Last week, a start-up called Circadian Design, from San Francisco, announced pre-orders for a new smart pill bottle called Round, which reminds users to take their medication. It also automatically orders refills from the pharmacy.
A service created by the company ties together the pill bottle, a Bluetooth-enabled cap called Smart Coin, the firm’s pharmaceutical refill and delivery service, and a smartphone app that acts as the main interface for the user. The bottle lights up and also pushes a notification to the smartphone to remind patients to take their medication. By tracking each time the lid is opened, the app can keep inventory and contact the pharmacy when it’s time for a refill. Users can track the history and performance of the service via the app.
Circadian Design CEO and co-founder Matt Blum highlighted the need for a near-foolproof method of supporting people’s medicinal intake. The company also pointed to the vast potential of the market. According to the US National Center for Health Statistics, more than 160 million people in the US are on at least one prescription. But research published in The New England Journal of Medicine indicates more than half of them don’t follow their doctor’s instructions and take their medication incorrectly or skip it entirely, thus putting a strain on the healthcare system. This is not a US-only problem. In the UK, the National Health Service currently estimates that as much as £300 million is wasted every year on unused or partially used medication.

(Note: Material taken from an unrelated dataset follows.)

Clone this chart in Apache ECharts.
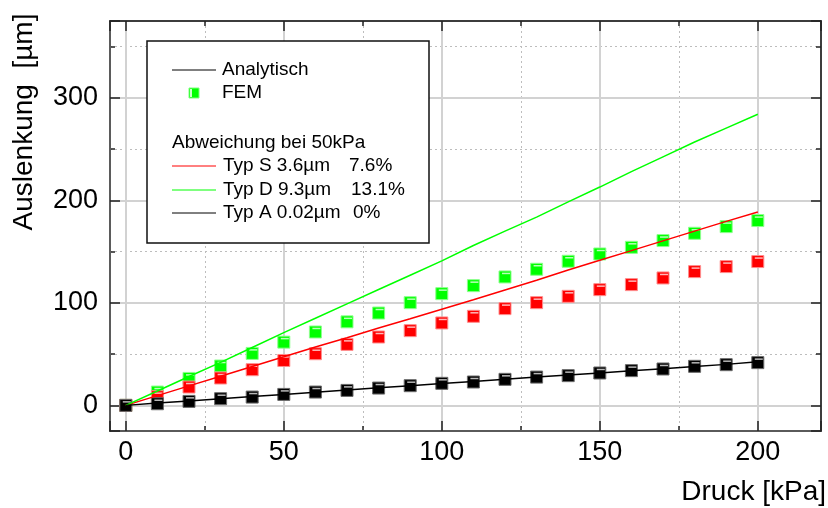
<!DOCTYPE html>
<html>
<head>
<meta charset="utf-8">
<script src="https://cdn.jsdelivr.net/npm/echarts@6/dist/echarts.min.js"></script>
<style>
  html, body { margin: 0; padding: 0; background: #fff; }
  #chart { width: 828px; height: 508px; }
</style>
</head>
<body>
<div id="chart"></div>
<script>
// Druck in kPa
const pressure = [0, 10, 20, 30, 40, 50, 60, 70, 80, 90, 100, 110, 120, 130, 140, 150, 160, 170, 180, 190, 200];

// Analytische Auslenkung in µm
const analytTypS = [0, 9.5, 19, 28.5, 38, 47.4, 57, 66, 75.5, 84.5, 93.7, 103, 112.5, 122, 132, 141.6, 151, 160.5, 170, 179.5, 188.7];
const analytTypD = [0, 14, 28.2, 42, 56.5, 71, 85, 99, 113, 127, 141, 156, 170, 183.7, 198.5, 213, 228, 242.5, 257, 270.5, 284];
const analytTypA = [0, 2.2, 4.3, 6.4, 8.6, 10.7, 12.9, 15, 17.1, 19.2, 21.4, 23.4, 25.5, 27.6, 29.6, 31.7, 33.8, 35.8, 37.9, 40, 42.5];

// FEM-Ergebnisse in µm
const femTypS = [0, 8.5, 17.9, 26.7, 34.8, 43.8, 50.4, 59.5, 66.7, 72.9, 80.4, 86.9, 94.4, 100.2, 106.4, 112.9, 117.8, 124.3, 130.5, 135.4, 140.3];
const femTypD = [0, 13, 26.3, 38.4, 50.7, 61.7, 71.6, 81.5, 90.1, 100.2, 109, 116.8, 125.3, 132.8, 140.6, 147.7, 154.2, 160.8, 167.9, 174.4, 180.3];
const femTypA = [0, 1.6, 3.9, 6.5, 8.1, 10.7, 13, 14.6, 16.9, 19.2, 21.5, 22.8, 25.4, 27.6, 29, 31.6, 33.9, 35.5, 38.1, 39.7, 41.7];

// Achsenbeschriftung
const xTickLabels = ['0', '50', '100', '150', '200'];
const yTickLabels = ['0', '100', '200', '300'];
const xTitle = 'Druck [kPa]';
const yTitle = 'Auslenkung  [µm]';

// Legendentexte
const legendAnalytic = 'Analytisch';
const legendFem = 'FEM';
const legendHeader = 'Abweichung bei 50kPa';
const legendTypes = ['Typ S 3.6µm', 'Typ D 9.3µm', 'Typ A 0.02µm'];
const legendPercents = ['7.6%', '13.1%', '0%'];

const FONT = '"Liberation Sans", Arial, sans-serif';
const RED = '#ff0000', GREEN = '#00ff00', BLACK = '#000000';

const pairs = (ys) => pressure.map((x, i) => [x, ys[i]]);

function xAxisDef(position, step, tickLen, withLabels, splitStyle, z) {
  return {
    type: 'value', position, min: -5, max: 220,
    minInterval: step, maxInterval: step, splitNumber: Math.round(225 / step),
    z,
    axisLine: { show: true, onZero: false, lineStyle: { color: '#333', width: 1.5 } },
    axisTick: { show: true, inside: true, length: tickLen, lineStyle: { color: '#222', width: 1.5 } },
    axisLabel: withLabels ? {
      show: true, margin: 8, fontSize: 27, color: '#000', fontFamily: FONT,
      formatter: (v) => xTickLabels.includes(String(v)) ? String(v) : ''
    } : { show: false },
    splitLine: splitStyle ? { show: true, lineStyle: splitStyle } : { show: false }
  };
}

function yAxisDef(position, step, tickLen, withLabels, splitStyle, z) {
  return {
    type: 'value', position, min: -25, max: 375,
    minInterval: step, maxInterval: step, splitNumber: Math.round(400 / step),
    z,
    axisLine: { show: true, onZero: false, lineStyle: { color: '#333', width: 1.5 } },
    axisTick: { show: true, inside: true, length: tickLen, lineStyle: { color: '#222', width: 1.5 } },
    axisLabel: withLabels ? {
      show: true, margin: 12, fontSize: 27, color: '#000', fontFamily: FONT,
      formatter: (v) => yTickLabels.includes(String(v)) ? String(v) : ''
    } : { show: false },
    splitLine: splitStyle ? { show: true, lineStyle: splitStyle } : { show: false }
  };
}

const majorGrid = { color: '#d2d2d2', width: 2, type: 'solid' };
const minorGrid = { color: '#bdbdbd', width: 1, type: [2, 3] };

function femSeries(ys, color, border, z) {
  return [{
    type: 'scatter', data: pairs(ys), symbol: 'rect', symbolSize: 12, z,
    itemStyle: { color, borderColor: border, borderWidth: 1, opacity: 1 },
    silent: true
  }, {
    // heller Glanzstreifen an der Oberkante der Marker
    type: 'scatter', data: pairs(ys), symbol: 'rect', symbolSize: [8, 1.5], symbolOffset: [1, -3.5], z: z + 0.5,
    itemStyle: { color: 'rgba(255,255,255,0.9)' }, silent: true
  }];
}

function lineSeries(ys, color, z) {
  return {
    type: 'line', data: pairs(ys), showSymbol: false, symbol: 'none', z,
    lineStyle: { color, width: 1.5 }, silent: true
  };
}

const legendRows = [166, 190, 213];
const legendColors = [RED, GREEN, BLACK];
const legendFontSize = 19;
const legendPercentX = [349, 351, 353];

const graphic = [
  { type: 'rect', shape: { x: 147, y: 41, width: 282, height: 202 }, style: { fill: '#fff', stroke: '#111', lineWidth: 1.5 }, z: 100 },
  { type: 'line', shape: { x1: 172, y1: 70, x2: 216, y2: 70 }, style: { stroke: '#000', lineWidth: 1 }, z: 101 },
  { type: 'text', x: 222, y: 70, z: 101, style: { text: legendAnalytic, font: legendFontSize + 'px ' + FONT, fill: '#000', verticalAlign: 'middle' } },
  { type: 'rect', shape: { x: 189, y: 88, width: 10, height: 10 }, style: { fill: GREEN, stroke: '#7dff7d', lineWidth: 1 }, z: 101 },
  { type: 'rect', shape: { x: 190, y: 89, width: 2, height: 8 }, style: { fill: 'rgba(255,255,255,0.8)' }, z: 102 },
  { type: 'text', x: 222, y: 93, z: 101, style: { text: legendFem, font: legendFontSize + 'px ' + FONT, fill: '#000', verticalAlign: 'middle' } },
  { type: 'text', x: 172, y: 143, z: 101, style: { text: legendHeader, font: legendFontSize + 'px ' + FONT, fill: '#000', verticalAlign: 'middle' } },
  // Drehung nach links: Text von unten nach oben
  { type: 'text', x: 24, y: 122, rotation: Math.PI / 2, z: 101, style: { text: yTitle, font: '28px ' + FONT, fill: '#000', align: 'center', verticalAlign: 'middle' } },
  { type: 'text', x: 826, y: 492, z: 101, style: { text: xTitle, font: '28px ' + FONT, fill: '#000', align: 'right', verticalAlign: 'middle' } }
];
legendRows.forEach((y, i) => {
  graphic.push({ type: 'line', shape: { x1: 172, y1: y, x2: 216, y2: y }, style: { stroke: legendColors[i], lineWidth: 1 }, z: 101 });
  graphic.push({ type: 'text', x: 223, y, z: 101, style: { text: legendTypes[i], font: legendFontSize + 'px ' + FONT, fill: '#000', verticalAlign: 'middle' } });
  graphic.push({ type: 'text', x: legendPercentX[i], y, z: 101, style: { text: legendPercents[i], font: legendFontSize + 'px ' + FONT, fill: '#000', verticalAlign: 'middle' } });
});

const chart = echarts.init(document.getElementById('chart'), null, { renderer: 'canvas' });
chart.setOption({
  animation: false,
  backgroundColor: '#fff',
  grid: { left: 110, top: 21, right: 7, bottom: 77, containLabel: false },
  xAxis: [
    xAxisDef('bottom', 50, 10, true, majorGrid, 1),
    xAxisDef('bottom', 25, 5, false, minorGrid, 0),
    xAxisDef('top', 50, 10, false, null, 1),
    xAxisDef('top', 25, 5, false, null, 1)
  ],
  yAxis: [
    yAxisDef('left', 100, 10, true, majorGrid, 1),
    yAxisDef('left', 50, 5, false, minorGrid, 0),
    yAxisDef('right', 100, 10, false, null, 1),
    yAxisDef('right', 50, 5, false, null, 1)
  ],
  series: [
    ...femSeries(femTypD, GREEN, '#8cff8c', 3),
    ...femSeries(femTypS, RED, '#ff8c8c', 5),
    ...femSeries(femTypA, BLACK, '#6a6a6a', 7),
    lineSeries(analytTypS, RED, 10),
    lineSeries(analytTypD, GREEN, 10),
    lineSeries(analytTypA, BLACK, 10)
  ],
  graphic
});
</script>
</body>
</html>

The bottle’s Smart Coin cap includes LED lights and a circuit board that transmits information to the smartphone app via Bluetooth. Subscribers to the service reuse the cap but receive a new bottle for each refill. The bottle comes loaded with the medication and a fresh battery so when one bottle runs out, users simply load the Smart Coin into the new one that was delivered.
CCS Insight believes that such an innovation will be of particular interest to the pharmaceutical industry and healthcare providers looking for cost-effective ways to passively monitor their patients, particularly those that self-administer their care based on provided directions. The Round bottle could potentially save lives and provide the healthcare industry with information on user behaviour. This echoes CCS Insight’s prediction that pharmaceutical companies will become the largest vertical market for wearables by 2020 as these devices become an indispensable part of medical prescriptions (see CCS Insight Predictions for 2016 and Beyond).
Circadian Design is looking to provide a service, using hardware to generate recurring service revenue. It’s an archetypal digital business model applied to an established industry. The company is just one of a growing number of businesses venturing into the world of on-demand mobile healthcare. Its goal is to use technology to help people follow doctors’ orders and ultimately live healthier lives.
However, in many countries the healthcare system is highly bureaucratic and slow moving. It will be a very large and long task to get new systems like Circadian Design’s Round bottle integrated into the large number of doctors’ surgeries, pharmacies and hospitals.
Nonetheless, as smartphone penetration reaches saturation levels in most developed countries and people become completely comfortable using and trusting smartphone apps and adjacent services, the demand for mobile healthcare services is certain to rise. Circadian Design has brought the Internet of things to something as mundane as a plastic pill bottle. Good medicine is certainly worthy of a good connection.